The Manual Transmission Is Dying: Here's Why

Short answer: there's no longer a practical reason for it to exist.

driver with hand on gear lever
Jose Luis Agudo GonzalezGetty Images

I love manual transmissions. I grew up driving with a stick. I still own one as my technical "daily driver," even though it's seldom driven daily while I'm testing cars. But each year, the list of vehicles offering manual transmissions grows smaller. And my sentiments feel like even more of an anachronism.

The debate is not so much whether the manual transmission is dying but where it resides on the death continuum, with only a few niche models keeping it on life support. The forces at work against the manual transmission are insurmountable, and even the #savethemanuals hashtag has profound "old man shouting into the wind" energy.

Automatic transmissions are better than manual transmissions.

Automatic transmissions have become far better than they once were. Current auto boxes are both efficient and intuitive. They outperform humans with a stick shift, whether it's on track or in everyday life.
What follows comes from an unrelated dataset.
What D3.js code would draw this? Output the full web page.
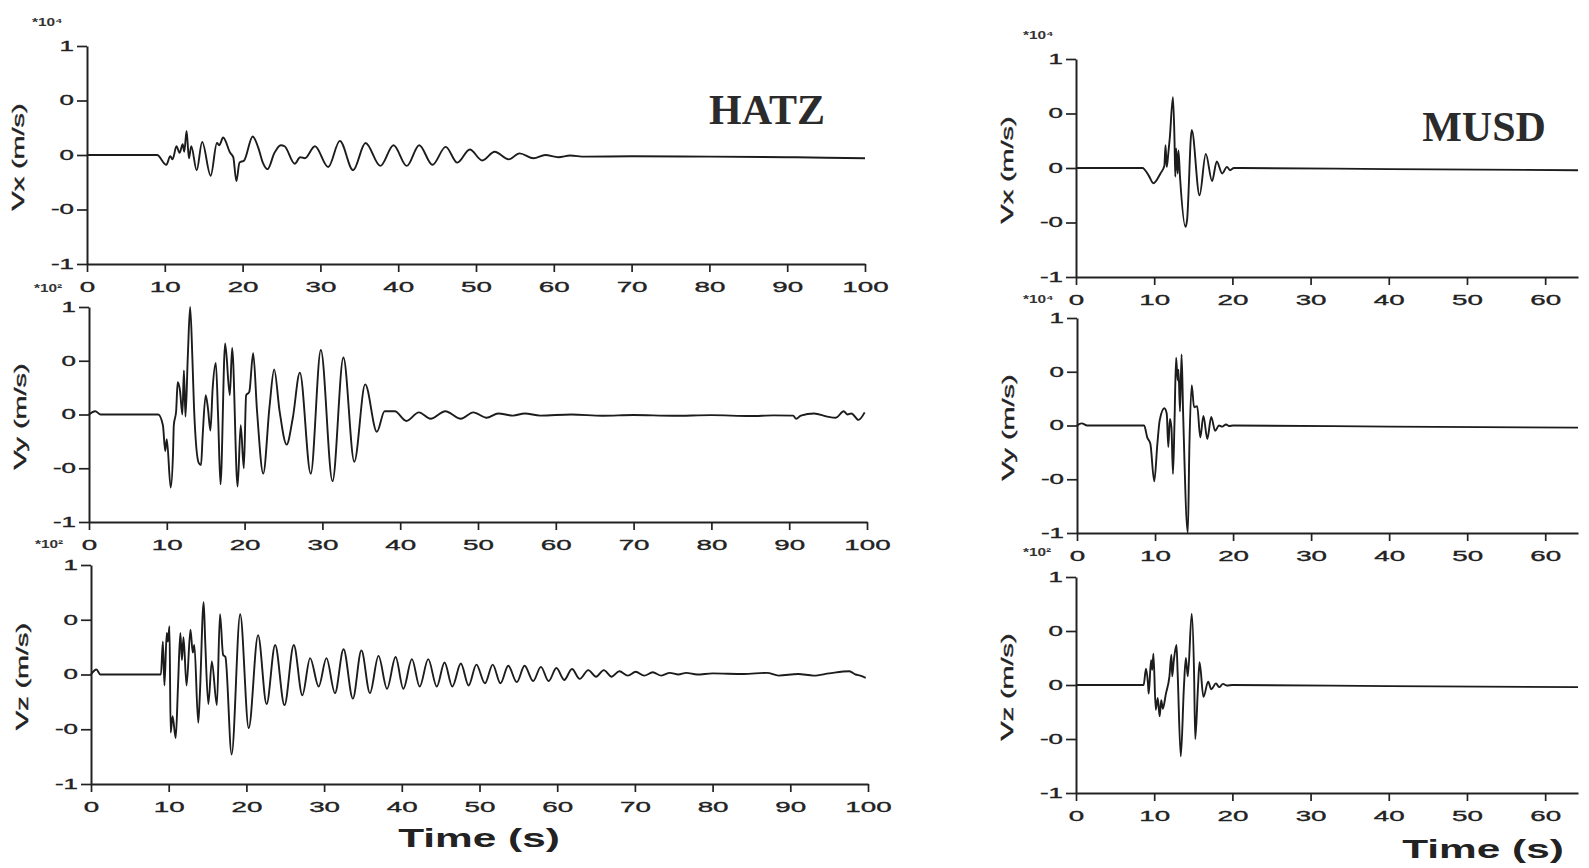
<!DOCTYPE html>
<html>
<head>
<meta charset="utf-8">
<script src="https://cdn.jsdelivr.net/npm/d3@7"></script>
<style>
  html, body { margin: 0; padding: 0; background: #ffffff; }
  svg { display: block; }
</style>
</head>
<body>
<svg id="chart" width="1589" height="868"></svg>
<script>
// ---------------- DATA ----------------
const stations = ["HATZ", "MUSD"];
const components = ["Vx (m/s)", "Vy (m/s)", "Vz (m/s)"];
const yTickValues = [1, 0.5, 0, -0.5, -1];
const yTickLabels = ["1", "0", "0", "-0", "-1"];
const xTicksHATZ = [0, 10, 20, 30, 40, 50, 60, 70, 80, 90, 100];
const xTicksMUSD = [0, 10, 20, 30, 40, 50, 60];
const xMaxHATZ = 100;
const xMaxMUSD = 64.2;
const multLabels = [["*10⁴", "*10²", "*10²"], ["*10⁴", "*10⁴", "*10²"]];
const xTitle = "Time (s)";

// HATZ Vx  [time s, amplitude]
const hatzVx = [[0,0],[9.0,0],[10.2,-0.09],[10.7,-0.01],[11.0,-0.04],[11.5,0.08],[11.9,0.02],[12.3,0.10],[12.5,0.03],[12.8,0.22],[13.1,-0.03],[13.4,0.08],[14.1,-0.14],[14.8,0.12],[15.9,-0.19],[16.7,0.11],[17.0,0.09],[17.5,0.16],[18.4,0.02],[18.8,-0.02],[19.2,-0.24],[19.6,-0.07],[20.2,-0.05],[21.3,0.17],[22.0,0.07],[22.6,-0.07],[23.2,-0.13],[24.1,0.02],[24.9,0.09],[25.4,0.08],[26.7,-0.08],[27.4,-0.02],[28.0,-0.03],[29.3,0.08],[31.0,-0.11],[32.5,0.13],[34.2,-0.14],[35.8,0.11],[37.7,-0.10],[39.4,0.09],[41.1,-0.10],[42.7,0.09],[44.4,-0.09],[46.1,0.075],[47.6,-0.07],[49.2,0.05],[50.8,-0.05],[52.4,0.03],[54.2,-0.04],[55.6,0.015],[57.4,-0.03],[58.9,0.0],[60.6,-0.02],[62.1,-0.005],[64,-0.015],[70,-0.012],[80,-0.015],[90,-0.02],[95,-0.025],[100,-0.03]];

// HATZ Vy
const hatzVy = [[0,0],[0.8,0.03],[1.5,0],[8.9,0],[9.5,-0.1],[9.8,-0.34],[10.0,-0.23],[10.5,-0.68],[10.8,-0.36],[10.9,-0.1],[11.2,0.03],[11.4,0.30],[11.7,0.22],[12.0,0.0],[12.2,0.41],[12.4,-0.02],[12.7,0.54],[13.0,1.0],[13.3,0.5],[13.5,0.06],[14.1,-0.45],[14.4,-0.47],[14.6,-0.21],[15.0,0.18],[15.3,0.05],[15.6,-0.15],[15.9,0.25],[16.3,0.48],[16.6,-0.03],[16.9,-0.65],[17.5,0.66],[18.1,0.18],[18.4,0.62],[19.1,-0.67],[19.5,-0.1],[19.9,-0.5],[20.2,0.18],[20.6,0.21],[21.1,0.57],[21.6,0.03],[22.4,-0.55],[23.2,0.07],[23.8,0.42],[24.5,0.03],[25.4,-0.28],[26.2,-0.03],[27.1,0.39],[28.5,-0.55],[29.8,0.60],[31.3,-0.62],[32.7,0.53],[34.1,-0.44],[35.5,0.28],[37.0,-0.16],[38.0,0.03],[39.3,0.03],[40.8,-0.06],[42.4,0.02],[43.9,-0.04],[45.8,0.03],[47.8,-0.04],[49.4,0.02],[51.1,-0.03],[52.6,0.01],[54.5,-0.01],[56,0.01],[58,-0.01],[62,0.0],[66,-0.012],[70,-0.005],[75,-0.012],[80,-0.006],[85,-0.014],[88,-0.008],[90.5,-0.01],[90.9,-0.04],[91.5,-0.01],[93.2,0.01],[94.9,-0.02],[96.0,-0.03],[97.0,0.03],[97.5,0.0],[98.0,0.01],[98.9,-0.05],[99.7,0.02]];

// HATZ Vz
const hatzVz = [[0,0],[0.7,0.045],[1.2,0],[9.0,0],[9.25,0.30],[9.45,-0.1],[9.75,0.38],[9.9,0.3],[10.1,0.44],[10.25,-0.53],[10.5,-0.38],[10.9,-0.58],[11.2,-0.1],[11.5,0.38],[11.7,0.13],[11.9,0.34],[12.3,-0.1],[12.8,0.41],[13.1,0.2],[13.3,0.27],[13.8,-0.44],[14.0,-0.2],[14.5,0.66],[14.7,0.3],[15.1,-0.27],[15.55,0.12],[16.2,-0.28],[16.6,0.55],[17.0,0.18],[17.3,0.16],[18.1,-0.73],[19.2,0.55],[20.3,-0.49],[21.5,0.36],[22.6,-0.27],[23.7,0.27],[24.9,-0.28],[26.1,0.27],[27.2,-0.19],[28.2,0.15],[29.3,-0.11],[30.3,0.15],[31.4,-0.17],[32.5,0.23],[33.7,-0.22],[34.8,0.22],[35.9,-0.17],[37.0,0.17],[38.1,-0.13],[39.2,0.16],[40.2,-0.13],[41.3,0.14],[42.3,-0.11],[43.4,0.14],[44.5,-0.11],[45.5,0.11],[46.5,-0.11],[47.6,0.10],[48.6,-0.10],[49.6,0.09],[50.7,-0.08],[51.7,0.09],[52.7,-0.08],[53.7,0.08],[54.8,-0.07],[55.8,0.08],[56.9,-0.06],[57.9,0.07],[58.9,-0.06],[59.9,0.06],[60.9,-0.05],[61.9,0.05],[62.9,-0.04],[64.0,0.04],[65.0,-0.02],[66.0,0.04],[67.0,-0.02],[68.0,0.03],[69.1,-0.01],[70.1,0.025],[71.2,-0.01],[72.3,0.02],[73.4,-0.01],[74.5,0.015],[75.6,0.0],[76.6,0.015],[78,0.0],[80,0.01],[84,0.005],[87,0.015],[88.5,-0.01],[91,0.005],[93,-0.01],[95,0.01],[97.6,0.03],[98.4,0.0],[99.0,-0.01],[99.7,-0.03]];

// MUSD Vx
const musdVx = [[0,0],[8.5,0],[9.3,-0.07],[9.9,-0.14],[10.8,-0.05],[11.3,0.02],[11.45,0.21],[11.6,0.01],[11.8,0.13],[12.0,0.28],[12.4,0.65],[12.6,0.25],[12.7,-0.08],[12.8,0.18],[13.0,-0.05],[13.1,0.16],[13.3,-0.08],[14.0,-0.54],[14.2,-0.48],[14.8,0.35],[15.8,-0.25],[16.6,0.13],[17.4,-0.12],[18.0,0.06],[18.7,-0.05],[19.3,0.01],[19.7,-0.02],[20.2,0],[40,-0.01],[64.2,-0.02]];

// MUSD Vy
const musdVy = [[0,0],[0.6,0.02],[1.3,0],[8.6,0],[9.0,-0.11],[9.4,-0.17],[9.9,-0.52],[10.3,-0.17],[10.6,0.05],[11.2,0.16],[11.5,0.11],[11.7,-0.2],[11.9,0.06],[12.1,-0.02],[12.3,-0.45],[12.5,0.05],[12.7,0.63],[12.9,0.42],[13.0,0.52],[13.2,0.13],[13.4,0.66],[13.6,0.11],[14.2,-1.0],[14.4,-0.2],[14.7,0.375],[15.0,0.17],[15.4,0.18],[15.8,-0.11],[16.2,0.09],[16.7,-0.125],[17.2,0.08],[17.7,-0.05],[18.2,0],[18.6,-0.01],[19.1,0.01],[19.5,-0.005],[20,0],[40,-0.01],[64.2,-0.02]];

// MUSD Vz
const musdVz = [[0,0],[8.65,0],[8.95,0.15],[9.2,0.02],[9.3,-0.08],[9.6,0.23],[9.75,0.14],[9.9,0.29],[10.2,-0.23],[10.45,-0.12],[10.7,-0.29],[10.9,-0.14],[11.1,-0.22],[11.5,-0.08],[11.95,0.08],[12.2,0.28],[12.3,0.08],[12.5,0.22],[12.85,0.37],[13.0,0.11],[13.4,-0.66],[13.8,-0.02],[14.05,0.25],[14.3,0.08],[14.8,0.66],[15.1,0.11],[15.25,-0.5],[15.6,-0.02],[15.8,0.21],[16.3,-0.11],[16.9,0.03],[17.3,-0.04],[17.9,0.015],[18.3,-0.02],[18.8,0.01],[19.3,-0.005],[20,0],[40,-0.01],[64.2,-0.02]];

// ---------------- LAYOUT ----------------
const svg = d3.select("#chart");
const FONT = "'Liberation Sans', Arial, sans-serif";
const STRETCH = 1.85;
const INK = "#222";

const panels = [
  {data: hatzVx, st: 0, comp: 0, x0: 87,   x1: 865,  yTop: 46,  yBot: 264, xMax: xMaxHATZ, ticks: xTicksHATZ, multX: 32,   multY: 26},
  {data: hatzVy, st: 0, comp: 1, x0: 89,   x1: 867,  yTop: 307, yBot: 522, xMax: xMaxHATZ, ticks: xTicksHATZ, multX: 34,   multY: 292},
  {data: hatzVz, st: 0, comp: 2, x0: 91,   x1: 868,  yTop: 565, yBot: 784, xMax: xMaxHATZ, ticks: xTicksHATZ, multX: 35,   multY: 548},
  {data: musdVx, st: 1, comp: 0, x0: 1076, x1: 1578, yTop: 59,  yBot: 277, xMax: xMaxMUSD, ticks: xTicksMUSD, multX: 1023, multY: 39},
  {data: musdVy, st: 1, comp: 1, x0: 1077, x1: 1578, yTop: 318, yBot: 533, xMax: xMaxMUSD, ticks: xTicksMUSD, multX: 1023, multY: 303},
  {data: musdVz, st: 1, comp: 2, x0: 1076, x1: 1578, yTop: 577, yBot: 793, xMax: xMaxMUSD, ticks: xTicksMUSD, multX: 1023, multY: 556}
];

panels.forEach(p => {
  const x = d3.scaleLinear().domain([0, p.xMax]).range([p.x0, p.x1]);
  const y = d3.scaleLinear().domain([-1, 1]).range([p.yBot, p.yTop]);
  const g = svg.append("g");

  // y axis
  const ya = g.append("g").attr("transform", `translate(${p.x0},0)`)
    .call(d3.axisLeft(y).tickValues(yTickValues)
      .tickFormat((d, i) => yTickLabels[i]).tickSize(10).tickSizeOuter(0));
  ya.selectAll("text")
    .attr("x", null)
    .attr("transform", `translate(-13,0) scale(${STRETCH},1)`)
    .style("font-family", FONT).style("font-size", "14px")
    .attr("fill", INK).attr("stroke", INK).attr("stroke-width", 0.35);

  // x axis
  const xa = g.append("g").attr("transform", `translate(0,${p.yBot})`)
    .call(d3.axisBottom(x).tickValues(p.ticks).tickFormat(d3.format("d"))
      .tickSize(8).tickSizeOuter(0));
  xa.selectAll("text")
    .attr("y", null).attr("dy", null)
    .attr("transform", `translate(0,28) scale(${STRETCH},1)`)
    .style("font-family", FONT).style("font-size", "15px")
    .attr("fill", INK).attr("stroke", INK).attr("stroke-width", 0.35);

  [ya, xa].forEach(a => {
    a.selectAll("path.domain").attr("stroke", INK).attr("stroke-width", 2);
    a.selectAll(".tick line").attr("stroke", INK).attr("stroke-width", 1.7);
  });

  // trace
  const line = d3.line()
    .x(d => x(d[0])).y(d => y(d[1]))
    .curve(d3.curveMonotoneX);
  g.append("path").datum(p.data)
    .attr("d", line)
    .attr("fill", "none")
    .attr("stroke", "#1c1c1c")
    .attr("stroke-width", 1.9)
    .attr("stroke-linejoin", "round");

  // y title
  const tx = p.x0 - 68;
  const ty = (p.yTop + p.yBot) / 2 + 2;
  g.append("text")
    .attr("transform", `translate(${tx},${ty}) rotate(-90) scale(1.8,1)`)
    .attr("text-anchor", "middle")
    .attr("dominant-baseline", "central")
    .style("font-family", FONT).style("font-size", "16px")
    .attr("fill", INK).attr("stroke", INK).attr("stroke-width", 0.4)
    .text(components[p.comp]);

  // multiplier
  g.append("text")
    .attr("transform", `translate(${p.multX},${p.multY}) scale(1.4,1)`)
    .style("font-family", FONT).style("font-size", "11px").style("font-weight", "bold")
    .attr("fill", "#333")
    .text(multLabels[p.st][p.comp]);
});

// station names
svg.append("text")
  .attr("x", 767).attr("y", 124).attr("text-anchor", "middle")
  .style("font-family", "'Liberation Serif', 'Times New Roman', serif")
  .style("font-size", "42px").style("font-weight", "bold")
  .attr("fill", "#2b2b2b").text(stations[0]);
svg.append("text")
  .attr("x", 1484).attr("y", 141).attr("text-anchor", "middle")
  .style("font-family", "'Liberation Serif', 'Times New Roman', serif")
  .style("font-size", "42px").style("font-weight", "bold")
  .attr("fill", "#2b2b2b").text(stations[1]);

// x titles
[[479, 847], [1483, 858]].forEach(([cx, cy]) => {
  svg.append("text")
    .attr("transform", `translate(${cx},${cy}) scale(1.63,1)`)
    .attr("text-anchor", "middle")
    .style("font-family", FONT).style("font-size", "26px").style("font-weight", "bold")
    .attr("fill", INK)
    .text(xTitle);
});
</script>
</body>
</html>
The laundry list of practical reasons one used to opt for a manual — fuel economy? — no longer exist. There isn't a single justification for putting a manual in a car in 2022 beyond sheer driver engagement, which is a reason but not a practical one.

Drivers don't want manual transmissions.

You may hear car journalists pine for stick shifts, but car journalists differ markedly from the general population: civilians don't like driving manuals. Exact numbers will vary depending on the source, But manual transmission sales make up about 1-2% of car sales. And holdouts like the Subaru Outback or Honda Accord lose their stick option, it's generally because the market for manual has fallen to about that level.

subaru wrx
Subaru

Vehicles like the Porsche 911 and Subaru WRX still have sticks due to high demand. But even some manual transmission stalwarts are faltering. Ford just pulled the manual from non-GT Mustang models. And the Jeep Wrangler only offers a stick on its V6 engine. The last time we checked with Jeep, the manual Wrangler take rate was about 10% — the same as the percentage who still opt for the two-door model.

Electric and electrified cars don't need manual transmissions

The automotive world is going electric and manual transmissions have no relevance in that world. Electric motors generally use a single gear. There's no reason to shift as you get peak torque on tap. Honda offered some early hybrids with a manual. But hybrid tech has grown to the point where a stick shift would not be helpful even if it were feasible. Most hybrids stick with CVTs or — if looking for some driving engagement — conventional automatic transmissions.

Some manufacturers are experimenting with bringing the manual transmission into the electric era in a simulated fashion. Dodge's new electric muscle car will have an "eRupt" manual shifting component. Ford and Toyota have patents for wholly unnecessary electronic manual transmissions. But it's not certain whether those will be implemented in production cars or whether buyers would want them if they did.

Cost-cutting makes developing manuals hard to justify

Until recently, manual transmissions appeared in the base models of several affordable cars. A manual gearbox is simpler and cheaper to produce than an automatic one, so using them helped to bring down costs. But EV development is expensive and that has forced manufacturers to become far more judicious and streamlined about car manufacturing — using the same platforms, engines and transmissions on several vehicles.

Throwing a manual transmission into the development process adds complexity and costs — for what is ultimately be dead-end technology. The bar to include one — unless it's a manual-only special like the Toyota GR Corolla or Honda Civic Type R — is prohibitively high.

Tech is pushing towards less driver engagement, not more.

A manual transmission is for driving engagement. New car technologies are trying to push the driver out of the picture. Self-driving evangelists like Elon Musk want to remove steering wheels entirely with autonomous driving tech (even if we're nowhere close to that being feasible). Almost every manufacturer is working on part-time hands-free driving tech that isn't compatible with a manual transmission car.

Much of the new advanced safety tech is designed without the manual transmission in mind. A significant reason Subaru pulled the manual transmission from the current base model Impreza was to offer Subaru's EyeSight system — incompatible with a manual — standard.

The manual transmission's days are numbered

I can't tell you when the manual transmission's official demise will come. Porsche may keep building combustion stick-shift 911s into the next decade if its synthetic eFuel becomes viable. But the manual is not the future of motoring. It's not at the present cutting edge. And if you're intent on being an "only drives a manual" person, treat the next few years like your last call to buy a new car.